**To be done**
Restate, exactly and without pictures, the lines from the start of the listing below through the line holding "const ajusteY = [-3.8, -4.7];".

** begin **

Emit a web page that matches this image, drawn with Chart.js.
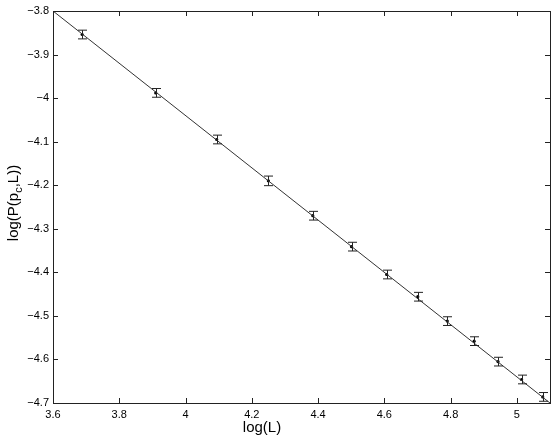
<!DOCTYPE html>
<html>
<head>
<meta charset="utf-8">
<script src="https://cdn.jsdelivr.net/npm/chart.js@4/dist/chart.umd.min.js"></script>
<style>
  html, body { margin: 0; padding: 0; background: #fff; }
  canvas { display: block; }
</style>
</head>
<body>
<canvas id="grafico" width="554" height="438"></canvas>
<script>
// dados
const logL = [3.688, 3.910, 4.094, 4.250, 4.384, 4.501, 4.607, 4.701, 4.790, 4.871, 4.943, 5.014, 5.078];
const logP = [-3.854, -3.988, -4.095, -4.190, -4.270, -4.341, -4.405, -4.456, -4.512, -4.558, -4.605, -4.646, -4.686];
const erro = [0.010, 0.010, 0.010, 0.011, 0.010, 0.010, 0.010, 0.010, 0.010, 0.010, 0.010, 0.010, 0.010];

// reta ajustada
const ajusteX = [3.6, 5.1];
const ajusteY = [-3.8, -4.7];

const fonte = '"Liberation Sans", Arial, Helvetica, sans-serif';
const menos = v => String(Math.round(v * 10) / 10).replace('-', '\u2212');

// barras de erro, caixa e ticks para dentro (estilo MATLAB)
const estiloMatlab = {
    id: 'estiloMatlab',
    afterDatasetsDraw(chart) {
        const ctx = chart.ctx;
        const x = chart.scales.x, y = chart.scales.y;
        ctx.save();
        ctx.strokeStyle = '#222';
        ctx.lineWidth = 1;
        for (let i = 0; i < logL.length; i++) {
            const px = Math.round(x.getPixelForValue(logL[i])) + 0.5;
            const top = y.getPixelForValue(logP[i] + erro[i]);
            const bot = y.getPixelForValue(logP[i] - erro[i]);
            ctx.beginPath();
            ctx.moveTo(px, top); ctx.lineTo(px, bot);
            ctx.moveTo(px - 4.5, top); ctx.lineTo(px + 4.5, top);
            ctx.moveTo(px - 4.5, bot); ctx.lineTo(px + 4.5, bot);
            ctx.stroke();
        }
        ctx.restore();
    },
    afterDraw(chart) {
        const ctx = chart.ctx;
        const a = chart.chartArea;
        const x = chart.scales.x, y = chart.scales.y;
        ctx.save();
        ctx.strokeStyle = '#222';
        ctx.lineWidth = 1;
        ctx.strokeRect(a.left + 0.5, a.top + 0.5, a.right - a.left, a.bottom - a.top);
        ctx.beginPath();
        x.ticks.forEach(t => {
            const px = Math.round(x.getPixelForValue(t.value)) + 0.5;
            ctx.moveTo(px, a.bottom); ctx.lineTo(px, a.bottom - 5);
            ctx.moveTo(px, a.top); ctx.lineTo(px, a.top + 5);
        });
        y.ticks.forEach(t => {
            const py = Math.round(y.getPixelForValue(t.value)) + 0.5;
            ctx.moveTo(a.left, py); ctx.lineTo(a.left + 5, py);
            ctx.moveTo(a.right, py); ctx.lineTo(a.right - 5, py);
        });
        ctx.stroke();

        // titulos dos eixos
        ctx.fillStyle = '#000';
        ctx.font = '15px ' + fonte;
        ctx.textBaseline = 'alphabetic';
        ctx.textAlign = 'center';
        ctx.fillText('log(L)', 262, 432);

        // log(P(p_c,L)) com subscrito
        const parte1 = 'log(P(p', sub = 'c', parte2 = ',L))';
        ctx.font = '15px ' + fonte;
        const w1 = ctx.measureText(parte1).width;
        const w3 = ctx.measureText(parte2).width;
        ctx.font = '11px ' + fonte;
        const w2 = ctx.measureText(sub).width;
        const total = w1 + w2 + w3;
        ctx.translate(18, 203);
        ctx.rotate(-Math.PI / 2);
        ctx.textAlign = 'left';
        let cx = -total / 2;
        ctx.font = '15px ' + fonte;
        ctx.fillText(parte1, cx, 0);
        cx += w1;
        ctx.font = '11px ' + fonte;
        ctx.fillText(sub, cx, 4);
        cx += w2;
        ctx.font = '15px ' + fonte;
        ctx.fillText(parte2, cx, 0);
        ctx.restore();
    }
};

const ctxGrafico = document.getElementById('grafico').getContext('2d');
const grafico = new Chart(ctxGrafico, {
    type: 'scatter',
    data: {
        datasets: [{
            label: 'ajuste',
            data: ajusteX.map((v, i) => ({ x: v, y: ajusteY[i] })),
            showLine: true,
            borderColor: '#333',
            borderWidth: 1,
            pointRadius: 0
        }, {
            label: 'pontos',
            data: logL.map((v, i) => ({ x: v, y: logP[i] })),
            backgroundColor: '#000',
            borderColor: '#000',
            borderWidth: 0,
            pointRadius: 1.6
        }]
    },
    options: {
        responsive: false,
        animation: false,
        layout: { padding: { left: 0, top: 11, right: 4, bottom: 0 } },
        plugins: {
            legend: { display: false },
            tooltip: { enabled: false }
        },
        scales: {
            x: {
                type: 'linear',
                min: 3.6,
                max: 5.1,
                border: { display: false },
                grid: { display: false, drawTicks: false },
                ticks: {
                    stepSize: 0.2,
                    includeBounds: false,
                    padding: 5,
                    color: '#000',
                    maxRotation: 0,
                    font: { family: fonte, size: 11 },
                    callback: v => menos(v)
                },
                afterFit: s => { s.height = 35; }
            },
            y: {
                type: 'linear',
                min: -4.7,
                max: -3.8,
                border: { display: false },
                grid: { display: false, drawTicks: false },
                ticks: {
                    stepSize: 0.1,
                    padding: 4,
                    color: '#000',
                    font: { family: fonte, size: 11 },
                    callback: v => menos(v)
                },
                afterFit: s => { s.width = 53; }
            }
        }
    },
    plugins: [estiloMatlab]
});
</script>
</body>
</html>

** end **

**Written response**
Emit a web page that matches this image, drawn with Chart.js.
<!DOCTYPE html>
<html>
<head>
<meta charset="utf-8">
<script src="https://cdn.jsdelivr.net/npm/chart.js@4/dist/chart.umd.min.js"></script>
<style>
  html, body { margin: 0; padding: 0; background: #fff; }
  canvas { display: block; }
</style>
</head>
<body>
<canvas id="grafico" width="554" height="438"></canvas>
<script>
// dados
const logL = [3.688, 3.910, 4.094, 4.250, 4.384, 4.501, 4.607, 4.701, 4.790, 4.871, 4.943, 5.014, 5.078];
const logP = [-3.854, -3.988, -4.095, -4.190, -4.270, -4.341, -4.405, -4.456, -4.512, -4.558, -4.605, -4.646, -4.686];
const erro = [0.010, 0.010, 0.010, 0.011, 0.010, 0.010, 0.010, 0.010, 0.010, 0.010, 0.010, 0.010, 0.010];

// reta ajustada
const ajusteX = [3.6, 5.1];
const ajusteY = [-3.8, -4.7];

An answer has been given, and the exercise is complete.